Mi aventura en la selva amazónica
La semana pasada, con mucho esfuerzo, ascendí la ladera de una montaña de Utah, en los Estados Unidos, en un atardecer con mucha nieve y temperaturas por debajo de cero.
Hoy nos iremos al otro extremo (dicen que los extremos no son buenos) y a otras temperaturas para transitar el frondoso paisaje de la selva tropical y hacer algo que quizás en estos tiempos –en los que todo se mueve tan rápido– no está tan permitido: rodearnos completamente de la naturaleza y despertar los sentidos, sobre todo la vista y el oído, recorriendo un lugar en un trance absolutamente contemplativo.
De eso se trataba exactamente nuestra aventura que, diametralmente opuesta a la de la semana última, comenzó muy temprano por la mañana.
Cuando uno está frente a las aguas del río Amazonas, el alba es espectacular, inclusive cuando todavía el sol no ha aparecido y podemos percibir un pequeño resplandor en el horizonte.
A la vera de su cauce, sentimos el poder del agua corriendo río abajo, con toda la fuerza de su inmenso caudal y la escuchamos, tanto con la planta de los pies como con los oídos.
Con los primeros rayos empezamos a discernir la corriente, las ramas arrastradas en su afán de llevarse todo por delante y, si estamos atentos, observaremos las costumbres propias de la fauna local como, por ejemplo, las aves trazando vuelos rasantes y jugando con las corrientes de aire para describir animadas piruetas.

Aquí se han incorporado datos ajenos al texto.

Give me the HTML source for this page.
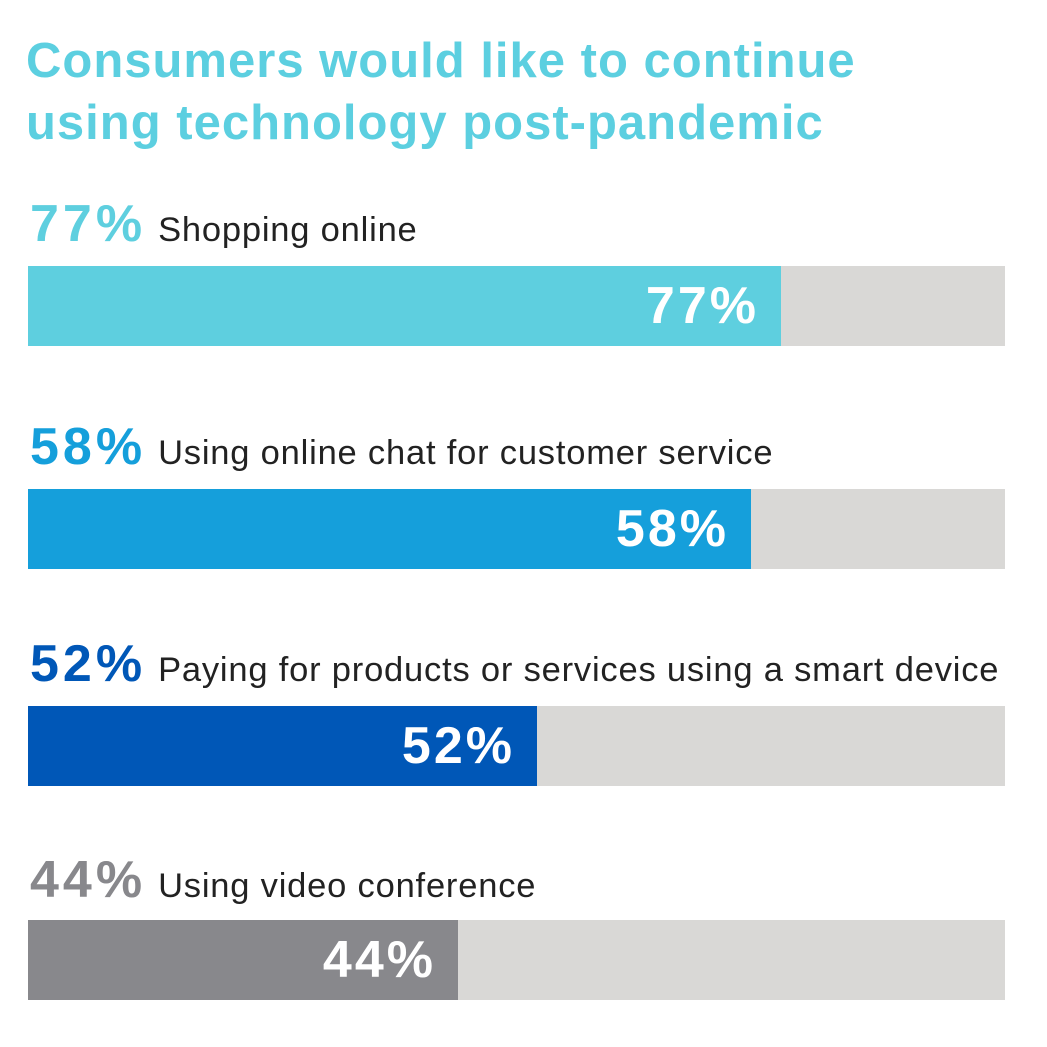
<!DOCTYPE html>
<html><head><style>
body{margin:0;width:1047px;height:1047px;background:#fff;font-family:"Liberation Sans",sans-serif;position:relative;overflow:hidden}
.t{position:absolute;left:26px;top:30px;color:#5ccfe0;font-weight:bold;font-size:49px;line-height:62px;letter-spacing:1px}
.lab{position:absolute;left:30px;white-space:nowrap;font-size:34.5px;color:#222;letter-spacing:0.8px}
.lab b{font-size:52px;margin-right:12px;letter-spacing:4px}
.bar{position:absolute;left:28px;width:977px;height:80px;background:#d9d8d6}
.fill{position:absolute;left:0;top:0;height:80px}
.fill span{position:absolute;right:22px;top:10px;color:#fff;font-weight:bold;font-size:52px;letter-spacing:3px}
</style></head><body>
<div class="t">Consumers would like to continue<br>using technology post-pandemic</div>

<div class="lab" style="top:194px"><b style="color:#5ecfdf">77%</b>Shopping online</div>
<div class="bar" style="top:266px"><div class="fill" style="width:753px;background:#5ecfdf"><span>77%</span></div></div>

<div class="lab" style="top:417px"><b style="color:#159fdb">58%</b>Using online chat for customer service</div>
<div class="bar" style="top:489px"><div class="fill" style="width:723px;background:#159fdb"><span>58%</span></div></div>

<div class="lab" style="top:634px"><b style="color:#0057b7">52%</b>Paying for products or services using a smart device</div>
<div class="bar" style="top:706px"><div class="fill" style="width:509px;background:#0057b7"><span>52%</span></div></div>

<div class="lab" style="top:850px"><b style="color:#88888c">44%</b>Using video conference</div>
<div class="bar" style="top:920px"><div class="fill" style="width:430px;background:#88888c"><span>44%</span></div></div>
</body></html>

Nuestro vehículo de transporte se mece sobre el agua. La descascarada y espigada lancha muñida de un motor fuera de borda está esperando ser abordada por un gracioso equipo de locales que se divierte charlando en una especie de lunfardo, y por momentos lo hacen a los gritos haciéndose chistes y contándose las novedades de la temprana mañana.
Saben que, al estar tan apartados de la civilización, para ellos las nuevas noticias son aquellas de las últimas 36 horas del mundo globalizado.
Estábamos listos para partir y así emprendimos el viaje río abajo, navegando a favor de la corriente y tomando una preocupante velocidad con nuestra destartalada “canoa con motor”.
El aire nos traía un ambiente lleno de humedad y lluvia. Empezaba a clarear y las aguas del río mostraban una extraña tonalidad, reflejando los espléndidos rayos magentas que se colaban con las cargadas nubes del cielo.
Un poco más de una hora nos tomó completar nuestro recorrido hasta parar en la orilla formada por un pequeño promontorio del que salía una pequeña y estrecha senda.
Desembarcamos y nos dirigimos hacia ese camino para ingresar a un mundo maravillosamente diferente, el que uno no transita diariamente.
Antes les hablé de aguzar los sentidos… y es lo que me sucedió. La majestuosa frondosidad de la selva amazónica, con la altura de los árboles mostrando un panorama tan tupido, me dejó sorprendido.
Mientras caminábamos por la senda mis guías me pedían que hiciera silencio. Les juro que por mi curiosidad tenía innumerables preguntas para hacerles, ya que el propósito del viaje era otro.
Y tenían razón.
Porque al quedarnos sumidos en el más absoluto de los silencios surgió ante mis sentidos uno de los más claros ejemplos de la maravillosa naturaleza que tenemos que cuidar.
El sonido de las aves y los insectos. ¡El tamaño de las mariposas! Los graciosos micos saltando de un árbol al otro. ¡La pureza del aire!